At the heart of the debate is the balance between students’ freedom of expression and their right to a school environment free from harassment and discrimination. Though recognizing the importance of such a balance, the students ask how the district can prohibit some forms expression but not others.

“We fail to see how we can have a ban on gang symbols, but not on those of white supremacy,” Peasah told the board when presenting the petition.

Many districts, Lawrence included, prohibit gang-related clothing and symbols because they threaten the safety or well-being of students. The students are arguing that under that same reasoning, the district should also be able to ban the Confederate flag. Cunningham didn’t necessarily disagree.

“Frankly, I think students brought forth a pretty reasonable question: How can you prevent gang apparel and not this flag?” Cunningham said.

The student petition followed an incident in January in which a Free State student flew a full-sized confederate flag from his pickup truck that he parked on school grounds.

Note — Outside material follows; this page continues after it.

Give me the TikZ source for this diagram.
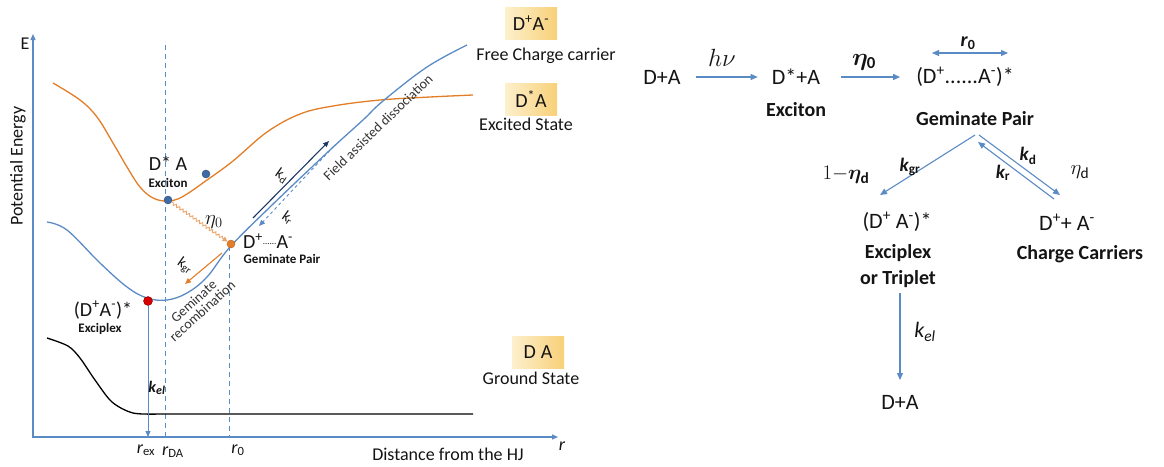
\documentclass[tikz,border=0pt]{standalone}
\usepackage{fontspec}
\setmainfont{Carlito}
\usepackage{amsmath,bm}
\usetikzlibrary{arrows.meta,decorations.pathmorphing,calc}
\definecolor{lblue}{RGB}{91,139,197}
\definecolor{lorange}{RGB}{226,125,40}
\definecolor{navy}{RGB}{31,56,100}
\definecolor{boxL}{RGB}{253,240,205}
\definecolor{boxR}{RGB}{248,208,120}
\definecolor{dotblue}{RGB}{62,106,165}
\definecolor{txt}{RGB}{20,20,20}
\newcommand{\fs}[1]{\fontsize{#1}{#1}\selectfont}
\begin{document}
\begin{tikzpicture}[x=1pt,y=-1pt,
  every node/.style={inner sep=1pt, text=txt},
  lab/.style={font=\fs{18}},
  sml/.style={font=\fs{13}\bfseries},
  rt/.style={font=\fs{22}},
  rb/.style={font=\fs{20}\bfseries},
  arr/.style={draw=lblue, line width=1.1pt, -{Triangle[length=7pt,width=6pt]}},
  axisline/.style={draw=lblue, line width=1.3pt},
  dashv/.style={draw=lblue, dash pattern=on 5pt off 4pt, line width=1pt},
  stbox/.style={left color=boxL, right color=boxR, minimum width=52pt, minimum height=32pt, inner sep=0pt, font=\fs{20}},
  dotb/.style={circle, fill=dotblue, draw=dotblue!70!black, minimum size=8pt, inner sep=0pt},
  doto/.style={circle, fill=lorange, draw=lorange!80!black, minimum size=8pt, inner sep=0pt},
  dotr/.style={circle, fill=red!85!black, draw=red!50!black, minimum size=9pt, inner sep=0pt}
]
\useasboundingbox (0,0) rectangle (1164,466);

% ---------- Left panel ----------
\coordinate (O) at (33,437);
\coordinate (Etop) at (33,34);
\coordinate (Rend) at (558,437);
\draw[axisline, {Triangle[length=6pt,width=5pt]}-{Triangle[length=6pt,width=5pt]}] (Etop) -- (O) -- (Rend);
\node[lab] (E) at (25,44) {E};
\node[lab, rotate=90] (PE) at (18,166) {Potential Energy};
\node[lab] (dist) at (448,454) {Distance from the HJ};
\node[lab, font=\fs{18}\itshape] (rr) at (562,446) {r};

% dashed verticals
\coordinate (dDAt) at (165,45);
\coordinate (dDAb) at (165,437);
\draw[dashv] (dDAt) -- (dDAb);
\coordinate (d0t) at (229,246);
\coordinate (d0b) at (229,437);
\draw[dashv] (d0t) -- (d0b);

% curves
\draw[lorange, line width=1.3pt] plot[smooth, tension=0.6] coordinates {(53,83) (80,100) (97,117) (113,143) (127,167) (140,187) (153,198) (167,201) (182,197) (207,180) (233,161) (267,132) (300,114) (333,106) (380,100) (430,97) (473,95)};
\draw[lblue, line width=1.3pt] plot[smooth, tension=0.6] coordinates {(47,222) (67,230) (100,263) (127,287) (147,298) (167,300) (187,293) (207,277) (230,247) (270,207) (330,150) (363,120) (383,101) (427,67) (467,45)};
\draw[black, line width=1.3pt] plot[smooth, tension=0.5] coordinates {(47,338) (68,346) (80,358) (95,380) (112,402) (133,413) (160,414)} -- (473,414);

% dots
\node[dotb] (ex) at (168,200) {};
\node[dotb] (ex2) at (206,174) {};
\node[doto] (gp) at (231,244) {};
\node[dotr] (xp) at (148,301) {};

% k_el arrow
\coordinate (xpb) at (148,437);
\draw[arr, line width=1pt, -{Triangle[length=6pt,width=5pt]}] (xp) -- (xpb);
\node[font=\fs{16}\bfseries\itshape] (kel) at (157,388) {k\textsubscript{\fs{12}el}};

% wavy eta0
\draw[lorange!70, line width=0.9pt, decorate, decoration={snake, amplitude=1.3pt, segment length=4pt, post length=5pt}, -{Triangle[length=5pt,width=5pt]}] (ex) -- (gp);
\node[font=\fs{20}, text=txt] (eta0) at (214,222) {$\eta_0$};

% kgr arrow
\coordinate (kgrs) at (222,253);
\coordinate (kgre) at (185,284);
\draw[lorange, line width=1.1pt, -{Triangle[length=6pt,width=5pt]}] (kgrs) -- (kgre);
\node[font=\fs{15}, rotate=-35] (kgr) at (185,266) {k\textsubscript{gr}};

% kd / kr
\coordinate (kds) at (253,218);
\coordinate (kde) at (329,141);
\draw[navy, line width=1.1pt, -{Triangle[length=6pt,width=5pt]}] (kds) -- (kde);
\coordinate (krs) at (334,146);
\coordinate (kre) at (259,226);
\draw[lblue, dashed, line width=0.9pt, -{Triangle[length=6pt,width=5pt]}] (krs) -- (kre);
\node[font=\fs{15}, rotate=-35] (kd) at (282,176) {k\textsubscript{d}};
\node[font=\fs{15}, rotate=-35] (kr) at (288,218) {k\textsubscript{r}};

\node[font=\fs{14}, rotate=44, text=black!80] (fad) at (378,127) {Field assisted dissociation};
\node[font=\fs{14}, rotate=42, text=black!80, align=center] (gr) at (198,306) {Geminate\\[-1pt]recombination};

% state labels
\node[font=\fs{20}] (DA1) at (168,163) {D* A};
\node[sml] (DA1l) at (168,183) {Exciton};
\node[font=\fs{20}] (GPt) at (268,241) {D\textsuperscript{+}{\fs{9}\raisebox{0.9ex}{......}}A\textsuperscript{-}};
\node[sml] (GPl) at (282,259) {Geminate Pair};
\node[font=\fs{20}] (XPt) at (103,310) {(D\textsuperscript{+}A\textsuperscript{-})*};
\node[sml] (XPl) at (100,329) {Exciplex};

% axis r labels
\node[font=\fs{18}\itshape] (rex) at (146,450) {r\textsubscript{\upshape ex}};
\node[font=\fs{18}\itshape] (rda) at (173,452) {r\textsubscript{\upshape DA}};
\node[font=\fs{18}\itshape] (r0l) at (238,450) {r\textsubscript{\upshape 0}};

% right side state boxes
\node[stbox] (b1) at (531,23) {D\textsuperscript{+}A\textsuperscript{-}};
\node[lab] (b1l) at (546,56) {Free Charge carrier};
\node[stbox] (b2) at (531,99) {D\textsuperscript{*}A};
\node[lab] (b2l) at (526,124) {Excited State};
\node[stbox] (b3) at (538,352) {D\hspace{5pt}A};
\node[lab] (b3l) at (531,378) {Ground State};

% ---------- Right scheme ----------
\node[rt] (r1) at (662,77) {D+A};
\node[rt] (r2) at (796,77) {D*+A};
\node[rb] (r2l) at (796,110) {Exciton};
\node[rt] (r3) at (965,77) {(D\textsuperscript{+}......A\textsuperscript{-})*};
\node[rb] (r3l) at (975,119) {Geminate Pair};
\coordinate (apex) at (975,135);
\node[rt] (r4) at (897,222) {(D\textsuperscript{+} A\textsuperscript{-})*};
\node[align=center, font={\fontsize{20}{26}\selectfont\bfseries}] (r4l) at (898,266) {Exciplex\\or Triplet};
\node[rt] (r5) at (1067,222) {D\textsuperscript{+}+ A\textsuperscript{-}};
\node[rb] (r5l) at (1080,254) {Charge Carriers};
\node[rt] (r6) at (900,402) {D+A};

\draw[arr] ([xshift=14pt]r1.east) -- ([xshift=-13pt]r2.west);
\node[font=\fs{24}] (hv) at (722,58) {$h\nu$};
\draw[arr] ([xshift=20pt]r2.east) -- ([xshift=-15pt]r3.west);
\node[font=\fs{24}] (eta0r) at (864,62) {$\bm{\eta}_{\mathbf 0}$};
\coordinate (r0a) at (932,53);
\coordinate (r0b) at (1008,53);
\draw[arr, {Triangle[length=7pt,width=6pt]}-{Triangle[length=7pt,width=6pt]}] (r0a) -- (r0b);
\node[font=\fs{20}\bfseries] (r0r) at (968,43) {\textit{r}\textsubscript{0}};

\coordinate (kgrEnd) at (880,195);
\draw[arr] (apex) -- (kgrEnd);
\coordinate (kdEnd) at (1060,195);
\draw[arr] ($(apex)+(4,0)$) -- (kdEnd);
\coordinate (krStart) at (1054,199);
\draw[arr] (krStart) -- ($(apex)+(3,7)$);
\node[font=\fs{19}\bfseries\itshape] (kgrr) at (910,167) {k\textsubscript{\upshape gr}};
\node[font=\fs{22}] (etd1) at (846,175) {$1{-}\bm{\eta}_{\mathbf d}$};
\node[font=\fs{19}\bfseries\itshape] (kdr) at (1028,156) {k\textsubscript{\upshape d}};
\node[font=\fs{19}\bfseries\itshape] (krr) at (1003,173) {k\textsubscript{\upshape r}};
\node[font=\fs{22}] (etd) at (1080,172) {$\eta_{\mathrm d}$};

\coordinate (kelS) at (900,293);
\coordinate (kelE) at (900,380);
\draw[arr] (kelS) -- (kelE);
\node[font=\fs{22}\itshape] (kelr) at (925,332) {k\textsubscript{el}};
\end{tikzpicture}
\end{document}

Some students were upset by the flag, which was displayed from its makeshift flagpole for several days before school administration told the student he could no longer display it.

The reason that the student was not allowed to fly the flag was not because of any school rule or district policy that specifically prohibits the flag, but instead because administrators decided it was disrupting the learning environment.

Instead of creating a specific policy banning the flag, Cunningham suggested that amendments could be made to the district’s current discrimination and harassment policy. The policy currently bans written, verbal or physical discrimination and harassment, and Cunningham said that definition could be expanded to include symbols.

“If you have the means of controlling disruptive behavior through other policies that don’t get you into court, it might be better to utilize those policies and empower your principals to address these issues in that fashion,” he said.

Though wary that banning the flag could lead to litigation, the committee was still not ruling out any possibilities. The committee plans to meet with students at Free State to discuss the topic. Sanburn said she had not made up her mind about the best way to proceed and would like to take the students’ views into account when making a decision.

“I think that hearing from them and discussing it will be helpful,” she said.

The committee will meet with students on April 29 to have an informal discussion about the flag and potential policy changes.